Editorial
En Medellín, mientras los ciudadanos intentan sobrellevar los cortes de agua, las socavaciones del Metro y los tropiezos cotidianos que alteran la vida de millones en el Valle de Aburrá, otra emergencia menos visible se abre paso: la del pensamiento único. En los últimos días, algunos medios tradicionales parecen empeñados en imponer la idea de que toda crítica o análisis distinto sea de un medio independiente o de un periodista disidente hace parte de una conspiración. Se les acusa de “coordinados”, de “fabricar mentiras”, de alterar la realidad. Pero lo que se esconde detrás de esa narrativa es algo más peligroso: el intento de uniformar la opinión pública y asfixiar el pluralismo informativo.
Desde los titulares hasta los debates radiales, el mensaje se repite con eco: quien no repita el libreto oficial, miente. Quien cuestione la gestión de una administración, manipula. Y quien se atreva a investigar por su cuenta, “hace parte de una estrategia”. Esa lógica, que en apariencia defiende la “verdad”, termina siendo un mecanismo de control. Noam Chomsky lo explicó con precisión quirúrgica: “La manera más efectiva de restringir la libertad es otorgarle una ilusión de libertad.” Bajo esa ilusión, los medios deciden qué temas importan y cómo deben ser entendidos, moldeando la conversación pública según los intereses del poder.
La teoría de la comunicación lo ha descrito con claridad: los medios no sólo informan, también jerarquizan y encuadran la realidad. Lo que no aparece en su agenda, no existe; lo que repiten mil veces, se convierte en “hecho”. Y cuando varias redacciones terminan repitiendo los mismos enfoques, los mismos adjetivos y las mismas fuentes, lo que se construye no es información sino una versión oficial disfrazada de pluralidad. En palabras de la investigadora belga Sofie Raeijmaekers, “cuando los medios se asemejan demasiado entre sí, la democracia se debilita porque desaparecen los contrastes que permiten al ciudadano pensar por sí mismo.”
En Colombia, esta tendencia ha sido estudiada incluso desde el Caribe: una investigación publicada por la revista MDPI advirtió que la colusión entre élites políticas y propietarios de medios crea una “falsa pluralidad” que excluye a las voces que incomodan. Es decir, no se trata sólo de censura explícita, sino de una estructura que premia al medio obediente y castiga al que contradice la narrativa dominante.
La Constitución colombiana, sin embargo, protege algo más profundo que la simple libertad de hablar: garantiza el derecho a opinar, a informar y a ser informado por diversas fuentes. La Corte Constitucional lo ha reiterado en múltiples fallos. En la sentencia T-028 de 2022 reconoció que los blogs, portales digitales y medios alternativos tienen el mismo valor constitucional que los grandes conglomerados. En la T-475 de 2024 fue más lejos: advirtió que el Estado ni puede favorecer ni puede estigmatizar ciertos medios por su orientación política o ideológica. En otras palabras, el pluralismo no se decreta; se practica.

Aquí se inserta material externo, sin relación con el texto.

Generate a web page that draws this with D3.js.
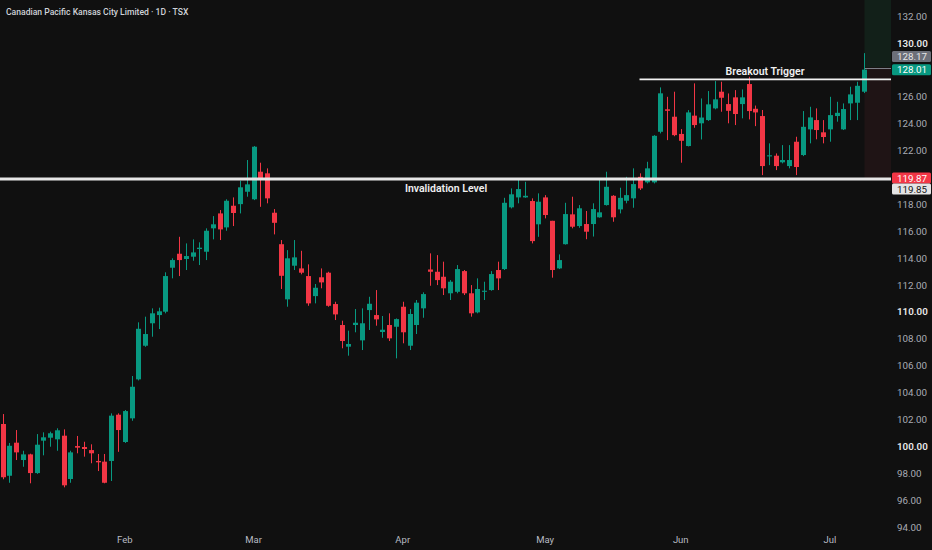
<!DOCTYPE html>
<html>
<head>
<meta charset="utf-8">
<script src="https://cdn.jsdelivr.net/npm/d3@7/dist/d3.min.js"></script>
<style>
  html, body { margin: 0; padding: 0; background: #101010; }
  svg { display: block; }
  text { font-family: Roboto, "Noto Sans", sans-serif; }
</style>
</head>
<body>
<div id="chart"></div>
<script>
// daily candles
const opens = [101.66, 97.81, 100.27, 98.98, 99.40, 98.01, 100.42, 100.64, 100.52, 100.79,
  97.57, 100.02, 99.95, 99.72, 98.91, 98.86, 98.91, 102.35, 100.32, 102.08,
  104.98, 107.48, 109.15, 109.76, 110.01, 113.28, 114.32, 113.93, 114.10, 114.67,
  114.47, 116.21, 117.32, 116.28, 117.89, 118.01, 118.93, 118.37, 120.42, 120.30,
  117.37, 115.03, 110.93, 113.43, 113.23, 112.66, 111.17, 112.57, 112.91, 110.58,
  109.02, 107.41, 109.02, 107.88, 110.13, 109.76, 108.50, 109.02, 108.89, 110.38,
  107.48, 109.02, 110.26, 113.15, 112.98, 112.61, 111.38, 111.49, 113.03, 111.38,
  109.96, 111.49, 111.62, 113.11, 113.18, 117.77, 118.51, 118.51, 118.24, 116.51,
  118.51, 116.77, 113.23, 115.03, 117.25, 116.38, 116.53, 116.53, 117.03, 117.94,
  118.63, 117.62, 118.26, 118.44, 120.04, 119.63, 119.63, 123.39, 125.06, 124.51,
  123.23, 122.33, 124.59, 124.02, 124.26, 125.13, 126.37, 125.45, 125.95, 125.45,
  126.94, 125.10, 124.56, 121.56, 121.61, 121.12, 120.84, 122.65, 121.66, 123.57,
  124.26, 123.35, 123.57, 124.56, 123.57, 125.50, 125.55, 126.37];
const highs = [102.40, 100.25, 101.21, 99.67, 99.45, 100.91, 101.04, 101.09, 101.34, 101.26,
  99.67, 100.77, 100.34, 100.15, 99.43, 99.43, 102.45, 102.45, 102.70, 105.23,
  109.22, 109.64, 110.26, 110.31, 112.94, 113.98, 115.58, 115.09, 115.39, 115.17,
  116.21, 117.12, 117.57, 118.37, 118.51, 119.75, 121.29, 122.33, 121.09, 120.67,
  117.64, 115.34, 114.59, 115.34, 114.54, 113.53, 112.07, 113.23, 112.98, 110.75,
  109.34, 108.60, 110.21, 110.26, 111.12, 111.62, 109.69, 109.89, 109.51, 110.75,
  110.21, 110.88, 111.45, 114.35, 114.22, 113.73, 112.36, 113.48, 113.11, 111.99,
  112.49, 112.24, 113.03, 113.73, 118.48, 119.18, 119.87, 119.67, 118.44, 118.81,
  118.68, 116.77, 114.27, 118.11, 118.56, 117.94, 117.50, 118.07, 119.85, 120.42,
  118.68, 119.23, 120.04, 120.67, 120.30, 121.16, 123.14, 126.69, 125.99, 126.37,
  123.59, 125.00, 126.99, 125.87, 126.42, 127.16, 127.11, 126.24, 126.49, 126.54,
  127.48, 125.34, 125.01, 122.53, 121.78, 122.40, 122.40, 123.02, 124.93, 125.25,
  125.13, 124.26, 125.99, 125.62, 125.50, 126.74, 127.11, 129.24];
const lows = [97.55, 97.29, 98.98, 98.48, 97.25, 97.95, 99.33, 99.97, 99.67, 96.95,
  97.29, 99.48, 99.23, 98.74, 98.16, 97.25, 97.42, 99.59, 100.25, 101.90,
  104.90, 107.40, 108.15, 108.72, 109.89, 112.49, 112.66, 113.11, 113.80, 113.48,
  113.85, 115.39, 115.34, 116.03, 116.38, 117.32, 118.56, 118.31, 117.81, 118.07,
  115.76, 111.70, 110.38, 113.11, 112.79, 110.45, 110.63, 111.75, 110.38, 109.39,
  107.29, 106.74, 108.48, 107.16, 108.65, 108.97, 108.07, 107.83, 106.54, 107.66,
  107.16, 108.35, 109.56, 111.94, 111.99, 111.25, 110.88, 111.38, 111.25, 109.64,
  109.89, 110.88, 111.57, 111.62, 113.11, 117.69, 118.07, 118.48, 115.09, 115.58,
  116.95, 112.54, 113.18, 115.00, 116.21, 116.25, 115.40, 115.60, 117.00, 117.90,
  116.70, 117.32, 118.07, 117.74, 119.06, 119.55, 119.55, 123.27, 122.77, 123.06,
  121.09, 122.30, 123.69, 122.82, 124.20, 125.06, 124.88, 124.02, 123.89, 124.39,
  124.31, 123.81, 120.17, 120.91, 120.54, 121.04, 120.67, 120.17, 121.58, 122.53,
  122.83, 122.53, 122.65, 124.14, 123.52, 124.26, 124.26, 126.27];
const closes = [97.70, 100.04, 99.55, 99.40, 98.01, 100.12, 100.67, 100.97, 101.19, 97.10,
  99.55, 99.90, 99.80, 99.48, 98.81, 97.29, 102.28, 101.21, 102.62, 104.43,
  108.74, 108.35, 109.89, 110.04, 112.66, 113.85, 113.85, 114.15, 114.42, 114.77,
  116.03, 116.51, 116.13, 118.26, 117.35, 119.26, 119.48, 122.28, 119.93, 118.44,
  116.62, 112.68, 113.98, 114.05, 112.91, 110.63, 111.79, 112.19, 110.45, 109.81,
  107.83, 107.61, 109.19, 109.15, 110.60, 109.44, 108.67, 108.03, 109.46, 108.48,
  109.84, 110.68, 111.32, 112.98, 112.36, 111.75, 112.24, 113.18, 111.38, 109.89,
  111.70, 111.57, 112.81, 112.49, 118.11, 118.74, 119.13, 118.63, 115.26, 118.19,
  117.20, 113.11, 113.85, 117.27, 116.33, 117.70, 115.96, 117.64, 117.40, 119.30,
  117.03, 118.48, 118.68, 119.50, 119.18, 120.67, 123.09, 126.25, 124.95, 123.14,
  122.72, 124.83, 123.89, 124.45, 125.43, 125.80, 125.92, 124.95, 124.71, 125.95,
  124.93, 124.83, 120.84, 121.64, 120.84, 121.29, 121.29, 120.77, 123.76, 124.46,
  123.52, 123.00, 124.63, 124.80, 125.08, 126.17, 126.81, 128.01];

// month labels sit on the first bar of each month
const monthIndex = [18, 37, 59, 80, 100, 122];
const monthNames = ["Feb", "Mar", "Apr", "May", "Jun", "Jul"];

const priceTicks = d3.range(94, 133, 2);
const invalidationLevel = 119.87;
const invalidationMark = 119.85;
const breakoutLevel = 127.29;
const breakoutStart = 94;      // bar where the breakout line begins
const lastPrice = 128.01;
const prevPrice = 128.17;
const title = "Canadian Pacific Kansas City Limited · 1D · TSX";

const width = 932, height = 550;
const plotRight = 891;
const green = "#089981", red = "#f23645";

let bars = opens.map(function(o, i) {
  return { i: i, open: o, high: highs[i], low: lows[i], close: closes[i] };
});

let x = d3.scaleBand()
          .domain(d3.range(bars.length))
          .range([-0.7, 867.2])
          .paddingInner(0.25)
          .paddingOuter(0.125);

let y = d3.scaleLinear()
          .domain([94, 132])
          .range([527, 16]);

function cx(i) { return Math.round(x(i) + x.bandwidth() / 2) + 0.5; }

let svg = d3.select("#chart")
            .append("svg")
            .attr("width", width)
            .attr("height", height);

svg.append("rect")
   .attr("width", width)
   .attr("height", height)
   .attr("fill", "#101010");

// position tool shading at the right edge
let last = bars.length - 1;
svg.append("rect")
   .attr("x", cx(last))
   .attr("y", 0)
   .attr("width", plotRight - cx(last))
   .attr("height", y(prevPrice))
   .attr("fill", "#122019");
svg.append("rect")
   .attr("x", cx(last))
   .attr("y", y(prevPrice))
   .attr("width", plotRight - cx(last))
   .attr("height", y(invalidationLevel) - y(prevPrice))
   .attr("fill", "#1f1415");

svg.append("line")
   .attr("x1", cx(last)).attr("x2", plotRight)
   .attr("y1", Math.round(y(prevPrice)) + 0.5).attr("y2", Math.round(y(prevPrice)) + 0.5)
   .attr("stroke", "#7c7f88")
   .attr("stroke-width", 1);

// candles
let candle = svg.append("g").attr("class", "candles")
                .selectAll("g")
                .data(bars)
                .enter().append("g");

candle.append("line")
      .attr("x1", function(d) { return cx(d.i); })
      .attr("x2", function(d) { return cx(d.i); })
      .attr("y1", function(d) { return y(d.high); })
      .attr("y2", function(d) { return y(d.low); })
      .attr("stroke", function(d) { return d.close >= d.open ? green : red; })
      .attr("stroke-width", 1);

candle.append("rect")
      .attr("x", function(d) { return cx(d.i) - 2.5; })
      .attr("width", 5)
      .attr("y", function(d) { return y(Math.max(d.open, d.close)); })
      .attr("height", function(d) { return Math.max(1, y(Math.min(d.open, d.close)) - y(Math.max(d.open, d.close))); })
      .attr("fill", function(d) { return d.close >= d.open ? green : red; });

// horizontal levels
svg.append("line")
   .attr("x1", 0).attr("x2", plotRight)
   .attr("y1", y(invalidationLevel)).attr("y2", y(invalidationLevel))
   .attr("stroke", "#e6e6e6")
   .attr("stroke-width", 3);

svg.append("text")
   .attr("x", 446)
   .attr("y", y(invalidationLevel) + 13)
   .attr("text-anchor", "middle")
   .attr("fill", "#f0f0f0")
   .attr("font-size", "10.5px")
   .attr("font-weight", 600)
   .text("Invalidation Level");

svg.append("line")
   .attr("x1", cx(breakoutStart) - 1).attr("x2", plotRight)
   .attr("y1", y(breakoutLevel)).attr("y2", y(breakoutLevel))
   .attr("stroke", "#f2f2f2")
   .attr("stroke-width", 1.6);

svg.append("text")
   .attr("x", 765)
   .attr("y", y(breakoutLevel) - 4)
   .attr("text-anchor", "middle")
   .attr("fill", "#f0f0f0")
   .attr("font-size", "10.5px")
   .attr("font-weight", 600)
   .text("Breakout Trigger");

// axes
let xAxis = svg.append("g")
               .attr("transform", "translate(0,534)")
               .call(d3.axisBottom(x)
                       .tickValues(monthIndex)
                       .tickSize(0)
                       .tickPadding(2)
                       .tickFormat(function(d, k) { return monthNames[k]; }));
xAxis.select(".domain").remove();
xAxis.selectAll("text")
     .attr("fill", "#b8bbc2")
     .attr("font-size", "9.5px")
     .attr("font-family", "Roboto, sans-serif");

let yAxis = svg.append("g")
               .attr("transform", "translate(" + (plotRight + 2) + ",0)")
               .call(d3.axisRight(y)
                       .tickValues(priceTicks)
                       .tickSize(0)
                       .tickPadding(4)
                       .tickFormat(d3.format(".2f")));
yAxis.select(".domain").remove();
yAxis.selectAll("text")
     .attr("fill", function(d) { return d % 10 === 0 ? "#e8e8e8" : "#a9acb4"; })
     .attr("font-weight", function(d) { return d % 10 === 0 ? 600 : 400; })
     .attr("font-size", "9.8px")
     .attr("font-family", "Roboto, sans-serif");

// price labels on the scale
let tags = [
  { value: prevPrice, cy: y(prevPrice) - 11, fill: "#6c6f79", color: "#e6e6e6" },
  { value: lastPrice, cy: y(lastPrice), fill: green, color: "#ffffff" },
  { value: invalidationLevel, cy: y(invalidationLevel) - 1, fill: red, color: "#ffffff" },
  { value: invalidationMark, cy: y(invalidationLevel) + 10, fill: "#e4e4e4", color: "#131313" }
];

let tag = svg.append("g").selectAll("g")
             .data(tags)
             .enter().append("g");

tag.append("rect")
   .attr("x", plotRight + 1)
   .attr("y", function(d) { return d.cy - 5.5; })
   .attr("width", 39)
   .attr("height", 11)
   .attr("rx", 1.5)
   .attr("fill", function(d) { return d.fill; });

tag.append("text")
   .attr("x", plotRight + 6)
   .attr("y", function(d) { return d.cy; })
   .attr("dy", "0.35em")
   .attr("fill", function(d) { return d.color; })
   .attr("font-size", "9.8px")
   .text(function(d) { return d3.format(".2f")(d.value); });

svg.append("text")
   .attr("x", 6)
   .attr("y", 15)
   .attr("fill", "#cfd2d8")
   .attr("font-size", "8.6px")
   .attr("font-weight", 500)
   .text(title);
</script>
</body>
</html>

Cuando un gran medio acusa a otro de ser “coordinado” sólo porque ofrece una lectura distinta de los hechos, incurre en una forma moderna de censura. Es la censura del desprestigio, la del señalamiento. Esa práctica, aunque parezca parte del debate, puede rozar incluso con lo que en derecho económico se llama competencia desleal. Si una empresa utiliza su poder para confundir o desorganizar a su competidor, incurre en un abuso. Lo mismo ocurre cuando un medio con gran alcance intenta monopolizar la verdad, desacreditar a los pequeños y deslegitimar toda voz distinta.
John Stuart Mill decía que “toda suposición que no se discute se vuelve prejuicio”. Y eso es exactamente lo que ocurre cuando el ciudadano sólo tiene acceso a una versión de la realidad. El problema no es que existan medios con líneas editoriales diferentes, sino que algunos pretendan decidir cuál es la única válida. No hay democracia sin ruido, sin contradicciones, sin debates incómodos. Querer una sociedad donde todos piensen igual es el primer paso para dejar de pensar.
La libertad de prensa, recordémoslo, no protege únicamente al periodista, sino al ciudadano que necesita contrastar miradas para formarse un criterio propio. Por eso, los medios alternativos no son una amenaza para el periodismo: son su oxígeno. Son el recordatorio de que el poder político, económico o mediático debe rendir cuentas, y que la verdad no tiene dueño.
Colombia necesita más voces, no menos. Más debates, no silencios. Más discrepancias, no libretos. Porque cuando todos los medios piensan igual, alguien ya lo hizo por ellos. Y cuando la verdad se vuelve propiedad de unos pocos, la democracia deja de ser conversación y se convierte en eco.